▶ [WHAT YOU ARE ASKED TO DO] Copy out the listing that follows exactly, dropping every picture.

▶ [GIVEN MATERIAL]
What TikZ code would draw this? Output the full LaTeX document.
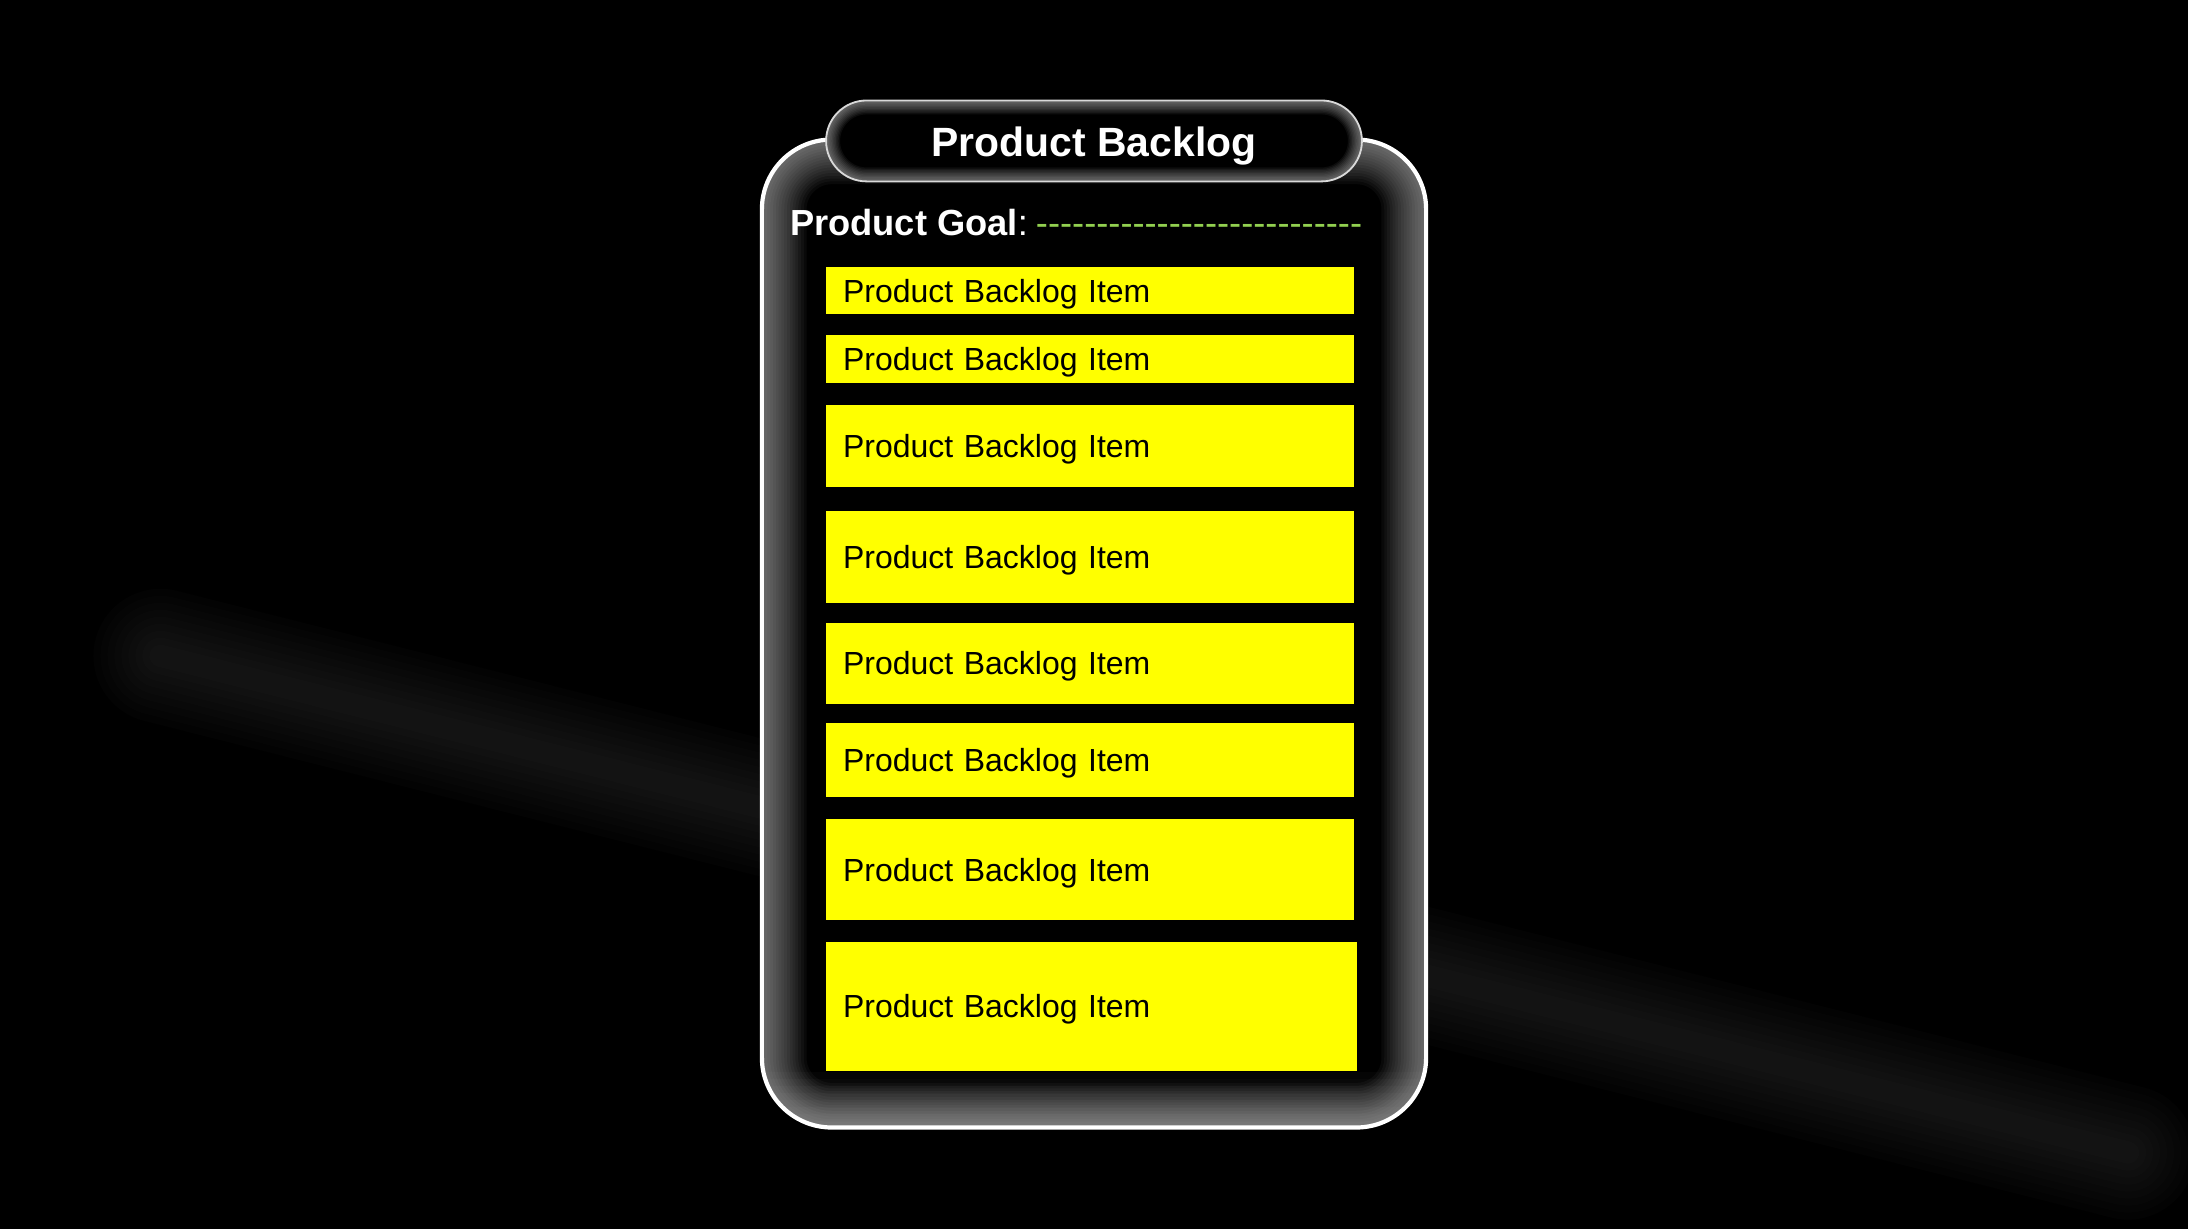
\documentclass[tikz,border=0pt]{standalone}
\usepackage{fontspec}
\setmainfont{Liberation Sans}
\definecolor{goalgreen}{HTML}{92D050}
\definecolor{pbiyellow}{HTML}{FFFF00}
\begin{document}
\begin{tikzpicture}[x=1pt,y=-1pt,
  pbi/.style={fill=pbiyellow, draw=none, anchor=north west, minimum width=378pt,
    text width=354pt, inner xsep=12pt, inner ysep=0pt, align=left,
    font=\fontsize{22.9}{26}\selectfont, text=black, text height=20pt, text depth=3.5pt},
  cardshape/.style={rounded corners=50pt},
  pillshape/.style={rounded corners=29pt}
]
% background
\fill[black] (0,0) rectangle (1568,881);
\useasboundingbox (0,0) rectangle (1568,881);
% faint diagonal light band
\foreach \w in {16,26,...,96}
  \draw[white, opacity=0.011, line width=\w pt, line cap=round] (115,470) -- (1525,826);
% main card
\fill[black, cardshape] (546,100) rectangle (1022,808);
\begin{scope}
  \clip[cardshape] (546,100) rectangle (1022,808);
  \foreach \w in {4,8,...,64}
    \draw[white, opacity=0.035, line width=\w pt, cardshape] (546,100) rectangle (1022,808);
  \foreach \w in {10,20,...,80}
    \draw[white, opacity=0.02, line width=\w pt] (546,808) -- (1022,808);
\end{scope}
\draw[white, line width=3pt, cardshape] (546,100) rectangle (1022,808);
% header pill
\fill[black, pillshape] (592,72) rectangle (976,130);
\begin{scope}
  \clip[pillshape] (592,72) rectangle (976,130);
  \foreach \w in {2,4,...,20}
    \draw[white, opacity=0.05, line width=\w pt, pillshape] (592,72) rectangle (976,130);
\end{scope}
\draw[white!85!black, line width=1.3pt, pillshape] (592,72) rectangle (976,130);
\node[anchor=base, text=white, font=\fontsize{29.3}{34}\selectfont\bfseries, inner sep=0pt]
  (title) at (784,112) {Product Backlog};
% product goal
\node[anchor=base west, text=white, font=\fontsize{26}{30}\selectfont, inner sep=0pt]
  (goal) at (566,169) {\textbf{Product Goal}:\hspace{0.22em}\textcolor{goalgreen}{-{}-{}-{}-{}-{}-{}-{}-{}-{}-{}-{}-{}-{}-{}-{}-{}-{}-{}-{}-{}-{}-{}-{}-{}-{}-{}-{}}};
% backlog items
\node[pbi, minimum height=34pt] (i1) at (592,191) {Product Backlog Item};
\node[pbi, minimum height=34pt] (i2) at (592,240) {Product Backlog Item};
\node[pbi, minimum height=59pt] (i3) at (592,290) {Product Backlog Item};
\node[pbi, minimum height=66pt] (i4) at (592,366) {Product Backlog Item};
\node[pbi, minimum height=58pt] (i5) at (592,446) {Product Backlog Item};
\node[pbi, minimum height=53pt] (i6) at (592,518) {Product Backlog Item};
\node[pbi, minimum height=72pt] (i7) at (592,587) {Product Backlog Item};
\node[pbi, minimum height=92pt, minimum width=380pt, text width=356pt] (i8) at (592,675) {Product Backlog Item};
\end{tikzpicture}
\end{document}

▶ [OUTPUT FOR THIS EXERCISE]
What TikZ code would draw this? Output the full LaTeX document.
\documentclass[tikz,border=0pt]{standalone}
\usepackage{fontspec}
\setmainfont{Liberation Sans}
\definecolor{goalgreen}{HTML}{92D050}
\definecolor{pbiyellow}{HTML}{FFFF00}
\begin{document}
\begin{tikzpicture}[x=1pt,y=-1pt,
  pbi/.style={fill=pbiyellow, draw=none, anchor=north west, minimum width=378pt,
    text width=354pt, inner xsep=12pt, inner ysep=0pt, align=left,
    font=\fontsize{22.9}{26}\selectfont, text=black, text height=20pt, text depth=3.5pt},
  cardshape/.style={rounded corners=50pt},
  pillshape/.style={rounded corners=29pt}
]
% background
\fill[black] (0,0) rectangle (1568,881);
\useasboundingbox (0,0) rectangle (1568,881);
% faint diagonal light band
\foreach \w in {16,26,...,96}
  \draw[white, opacity=0.011, line width=\w pt, line cap=round] (115,470) -- (1525,826);
% main card
\fill[black, cardshape] (546,100) rectangle (1022,808);
\begin{scope}
  \clip[cardshape] (546,100) rectangle (1022,808);
  \foreach \w in {4,8,...,64}
    \draw[white, opacity=0.035, line width=\w pt, cardshape] (546,100) rectangle (1022,808);
  \foreach \w in {10,20,...,80}
    \draw[white, opacity=0.02, line width=\w pt] (546,808) -- (1022,808);
\end{scope}
\draw[white, line width=3pt, cardshape] (546,100) rectangle (1022,808);
% header pill
\fill[black, pillshape] (592,72) rectangle (976,130);
\begin{scope}
  \clip[pillshape] (592,72) rectangle (976,130);
  \foreach \w in {2,4,...,20}
    \draw[white, opacity=0.05, line width=\w pt, pillshape] (592,72) rectangle (976,130);
\end{scope}
\draw[white!85!black, line width=1.3pt, pillshape] (592,72) rectangle (976,130);
\node[anchor=base, text=white, font=\fontsize{29.3}{34}\selectfont\bfseries, inner sep=0pt]
  (title) at (784,112) {Product Backlog};
% product goal
\node[anchor=base west, text=white, font=\fontsize{26}{30}\selectfont, inner sep=0pt]
  (goal) at (566,169) {\textbf{Product Goal}:\hspace{0.22em}\textcolor{goalgreen}{-{}-{}-{}-{}-{}-{}-{}-{}-{}-{}-{}-{}-{}-{}-{}-{}-{}-{}-{}-{}-{}-{}-{}-{}-{}-{}-{}}};
% backlog items
\node[pbi, minimum height=34pt] (i1) at (592,191) {Product Backlog Item};
\node[pbi, minimum height=34pt] (i2) at (592,240) {Product Backlog Item};
\node[pbi, minimum height=59pt] (i3) at (592,290) {Product Backlog Item};
\node[pbi, minimum height=66pt] (i4) at (592,366) {Product Backlog Item};
\node[pbi, minimum height=58pt] (i5) at (592,446) {Product Backlog Item};
\node[pbi, minimum height=53pt] (i6) at (592,518) {Product Backlog Item};
\node[pbi, minimum height=72pt] (i7) at (592,587) {Product Backlog Item};
\node[pbi, minimum height=92pt, minimum width=380pt, text width=356pt] (i8) at (592,675) {Product Backlog Item};
\end{tikzpicture}
\end{document}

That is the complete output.